*Information supplied*.
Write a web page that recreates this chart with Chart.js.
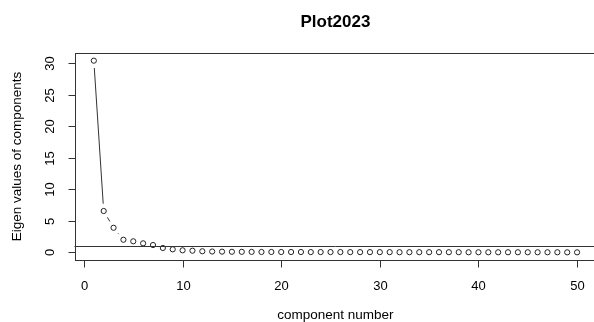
<!DOCTYPE html>
<html>
<head>
<meta charset="utf-8">
<script src="https://cdn.jsdelivr.net/npm/chart.js@4/dist/chart.umd.min.js"></script>
<style>
html, body { margin: 0; padding: 0; background: #fff; overflow: hidden; }
</style>
</head>
<body>
<canvas id="chart" width="600" height="322"></canvas>
<script>
// eigen values per component (component number = position + 1)
var eigenValues = [30.42, 6.56, 3.9, 2.0, 1.75, 1.43, 1.16, 0.69, 0.48, 0.32,
    0.26, 0.17, 0.13, 0.11, 0.09, 0.08, 0.07, 0.06, 0.06, 0.05,
    0.05, 0.05, 0.04, 0.04, 0.04, 0.04, 0.03, 0.03, 0.03, 0.03,
    0.03, 0.02, 0.02, 0.02, 0.02, 0.02, 0.02, 0.02, 0.01, 0.01,
    0.01, 0.01, 0.01, 0.01, 0.01, 0.01, 0.01, 0.01, 0.0, 0.0];
var xTicks = [0, 10, 20, 30, 40, 50];
var yTicks = [0, 5, 10, 15, 20, 25, 30];
var cutoff = 1;
var title = 'Plot2023';
var xTitle = 'component number';
var yTitle = 'Eigen values of components';

var points = eigenValues.map(function(v, i) { return { x: i + 1, y: v }; });

// R style axis limits: data range stretched by 4% each side
var xMin = 1, xMax = eigenValues.length;
var yMin = Math.min.apply(null, eigenValues), yMax = Math.max.apply(null, eigenValues);
var xExt = (xMax - xMin) * 0.04, yExt = (yMax - yMin) * 0.04;

var font = '"Liberation Sans", Arial, sans-serif';

var rStyle = {
    id: 'rStyle',
    beforeDatasetsDraw: function(chart) {
        // type="b": segments between points, with a gap round each point
        var ctx = chart.ctx, pts = chart.getDatasetMeta(0).data, gap = 7.3;
        ctx.save();
        ctx.strokeStyle = '#333';
        ctx.lineWidth = 1;
        for (var i = 1; i < pts.length; i++) {
            var a = pts[i - 1], b = pts[i];
            var dx = b.x - a.x, dy = b.y - a.y;
            var len = Math.sqrt(dx * dx + dy * dy);
            if (len <= 2 * gap) continue;
            var ux = dx / len, uy = dy / len;
            ctx.beginPath();
            ctx.moveTo(a.x + ux * gap, a.y + uy * gap);
            ctx.lineTo(b.x - ux * gap, b.y - uy * gap);
            ctx.stroke();
        }
        ctx.restore();
    },
    afterDraw: function(chart) {
        var ctx = chart.ctx, area = chart.chartArea;
        var xs = chart.scales.x, ys = chart.scales.y;
        ctx.save();
        ctx.strokeStyle = '#333';
        ctx.lineWidth = 1;
        // box
        ctx.strokeRect(Math.round(area.left) + 0.5, Math.round(area.top) + 0.5,
            Math.round(area.right - area.left), Math.round(area.bottom - area.top));
        // abline(h = 1)
        var hy = Math.round(ys.getPixelForValue(cutoff)) + 0.5;
        ctx.beginPath();
        ctx.moveTo(area.left, hy);
        ctx.lineTo(area.right, hy);
        ctx.stroke();

        var bottom = Math.round(area.bottom) + 0.5;
        var left = Math.round(area.left) + 0.5;
        ctx.fillStyle = '#000';
        ctx.font = '13px ' + font;
        ctx.textAlign = 'center';
        ctx.textBaseline = 'middle';
        // x axis
        xTicks.forEach(function(t) {
            var px = Math.round(xs.getPixelForValue(t)) + 0.5;
            ctx.beginPath();
            ctx.moveTo(px, bottom);
            ctx.lineTo(px, bottom + 7);
            ctx.stroke();
            ctx.fillText(String(t), px, 286);
        });
        // y axis, labels turned like R's las = 0
        yTicks.forEach(function(t) {
            var py = Math.round(ys.getPixelForValue(t)) + 0.5;
            ctx.beginPath();
            ctx.moveTo(left, py);
            ctx.lineTo(left - 7, py);
            ctx.stroke();
            ctx.save();
            ctx.translate(50, py);
            ctx.rotate(-Math.PI / 2);
            ctx.fillText(String(t), 0, 0);
            ctx.restore();
        });
        // titles
        ctx.font = '13.5px ' + font;
        ctx.fillText(xTitle, (area.left + area.right) / 2, 315);
        ctx.save();
        ctx.translate(17, (area.top + area.bottom) / 2);
        ctx.rotate(-Math.PI / 2);
        ctx.fillText(yTitle, 0, 0);
        ctx.restore();
        ctx.font = 'bold 17px ' + font;
        ctx.fillText(title, (area.left + area.right) / 2, 22);
        ctx.restore();
    }
};

var mychart = document.getElementById('chart').getContext('2d');
var newChart = new Chart(mychart, {
    type: 'scatter',
    data: {
        datasets: [{
            label: 'eigen values',
            data: points,
            pointStyle: 'circle',
            pointRadius: 2.6,
            pointHoverRadius: 2.6,
            borderWidth: 1,
            borderColor: '#222',
            backgroundColor: 'rgba(0,0,0,0)',
            clip: false
        }]
    },
    options: {
        responsive: false,
        animation: false,
        devicePixelRatio: 1,
        layout: { padding: { left: 74.5, right: 1.6, top: 53, bottom: 62 } },
        scales: {
            x: { type: 'linear', min: xMin - xExt, max: xMax + xExt, display: false },
            y: { type: 'linear', min: yMin - yExt, max: yMax + yExt, display: false }
        },
        plugins: { legend: { display: false }, tooltip: { enabled: false } }
    },
    plugins: [rStyle]
});
</script>
</body>
</html>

*Problem statement*. All of the material above needs to be restated exactly, with no pictures.

*Output for this exercise*.
Write a web page that recreates this chart with Chart.js.
<!DOCTYPE html>
<html>
<head>
<meta charset="utf-8">
<script src="https://cdn.jsdelivr.net/npm/chart.js@4/dist/chart.umd.min.js"></script>
<style>
html, body { margin: 0; padding: 0; background: #fff; overflow: hidden; }
</style>
</head>
<body>
<canvas id="chart" width="600" height="322"></canvas>
<script>
// eigen values per component (component number = position + 1)
var eigenValues = [30.42, 6.56, 3.9, 2.0, 1.75, 1.43, 1.16, 0.69, 0.48, 0.32,
    0.26, 0.17, 0.13, 0.11, 0.09, 0.08, 0.07, 0.06, 0.06, 0.05,
    0.05, 0.05, 0.04, 0.04, 0.04, 0.04, 0.03, 0.03, 0.03, 0.03,
    0.03, 0.02, 0.02, 0.02, 0.02, 0.02, 0.02, 0.02, 0.01, 0.01,
    0.01, 0.01, 0.01, 0.01, 0.01, 0.01, 0.01, 0.01, 0.0, 0.0];
var xTicks = [0, 10, 20, 30, 40, 50];
var yTicks = [0, 5, 10, 15, 20, 25, 30];
var cutoff = 1;
var title = 'Plot2023';
var xTitle = 'component number';
var yTitle = 'Eigen values of components';

var points = eigenValues.map(function(v, i) { return { x: i + 1, y: v }; });

// R style axis limits: data range stretched by 4% each side
var xMin = 1, xMax = eigenValues.length;
var yMin = Math.min.apply(null, eigenValues), yMax = Math.max.apply(null, eigenValues);
var xExt = (xMax - xMin) * 0.04, yExt = (yMax - yMin) * 0.04;

var font = '"Liberation Sans", Arial, sans-serif';

var rStyle = {
    id: 'rStyle',
    beforeDatasetsDraw: function(chart) {
        // type="b": segments between points, with a gap round each point
        var ctx = chart.ctx, pts = chart.getDatasetMeta(0).data, gap = 7.3;
        ctx.save();
        ctx.strokeStyle = '#333';
        ctx.lineWidth = 1;
        for (var i = 1; i < pts.length; i++) {
            var a = pts[i - 1], b = pts[i];
            var dx = b.x - a.x, dy = b.y - a.y;
            var len = Math.sqrt(dx * dx + dy * dy);
            if (len <= 2 * gap) continue;
            var ux = dx / len, uy = dy / len;
            ctx.beginPath();
            ctx.moveTo(a.x + ux * gap, a.y + uy * gap);
            ctx.lineTo(b.x - ux * gap, b.y - uy * gap);
            ctx.stroke();
        }
        ctx.restore();
    },
    afterDraw: function(chart) {
        var ctx = chart.ctx, area = chart.chartArea;
        var xs = chart.scales.x, ys = chart.scales.y;
        ctx.save();
        ctx.strokeStyle = '#333';
        ctx.lineWidth = 1;
        // box
        ctx.strokeRect(Math.round(area.left) + 0.5, Math.round(area.top) + 0.5,
            Math.round(area.right - area.left), Math.round(area.bottom - area.top));
        // abline(h = 1)
        var hy = Math.round(ys.getPixelForValue(cutoff)) + 0.5;
        ctx.beginPath();
        ctx.moveTo(area.left, hy);
        ctx.lineTo(area.right, hy);
        ctx.stroke();

        var bottom = Math.round(area.bottom) + 0.5;
        var left = Math.round(area.left) + 0.5;
        ctx.fillStyle = '#000';
        ctx.font = '13px ' + font;
        ctx.textAlign = 'center';
        ctx.textBaseline = 'middle';
        // x axis
        xTicks.forEach(function(t) {
            var px = Math.round(xs.getPixelForValue(t)) + 0.5;
            ctx.beginPath();
            ctx.moveTo(px, bottom);
            ctx.lineTo(px, bottom + 7);
            ctx.stroke();
            ctx.fillText(String(t), px, 286);
        });
        // y axis, labels turned like R's las = 0
        yTicks.forEach(function(t) {
            var py = Math.round(ys.getPixelForValue(t)) + 0.5;
            ctx.beginPath();
            ctx.moveTo(left, py);
            ctx.lineTo(left - 7, py);
            ctx.stroke();
            ctx.save();
            ctx.translate(50, py);
            ctx.rotate(-Math.PI / 2);
            ctx.fillText(String(t), 0, 0);
            ctx.restore();
        });
        // titles
        ctx.font = '13.5px ' + font;
        ctx.fillText(xTitle, (area.left + area.right) / 2, 315);
        ctx.save();
        ctx.translate(17, (area.top + area.bottom) / 2);
        ctx.rotate(-Math.PI / 2);
        ctx.fillText(yTitle, 0, 0);
        ctx.restore();
        ctx.font = 'bold 17px ' + font;
        ctx.fillText(title, (area.left + area.right) / 2, 22);
        ctx.restore();
    }
};

var mychart = document.getElementById('chart').getContext('2d');
var newChart = new Chart(mychart, {
    type: 'scatter',
    data: {
        datasets: [{
            label: 'eigen values',
            data: points,
            pointStyle: 'circle',
            pointRadius: 2.6,
            pointHoverRadius: 2.6,
            borderWidth: 1,
            borderColor: '#222',
            backgroundColor: 'rgba(0,0,0,0)',
            clip: false
        }]
    },
    options: {
        responsive: false,
        animation: false,
        devicePixelRatio: 1,
        layout: { padding: { left: 74.5, right: 1.6, top: 53, bottom: 62 } },
        scales: {
            x: { type: 'linear', min: xMin - xExt, max: xMax + xExt, display: false },
            y: { type: 'linear', min: yMin - yExt, max: yMax + yExt, display: false }
        },
        plugins: { legend: { display: false }, tooltip: { enabled: false } }
    },
    plugins: [rStyle]
});
</script>
</body>
</html>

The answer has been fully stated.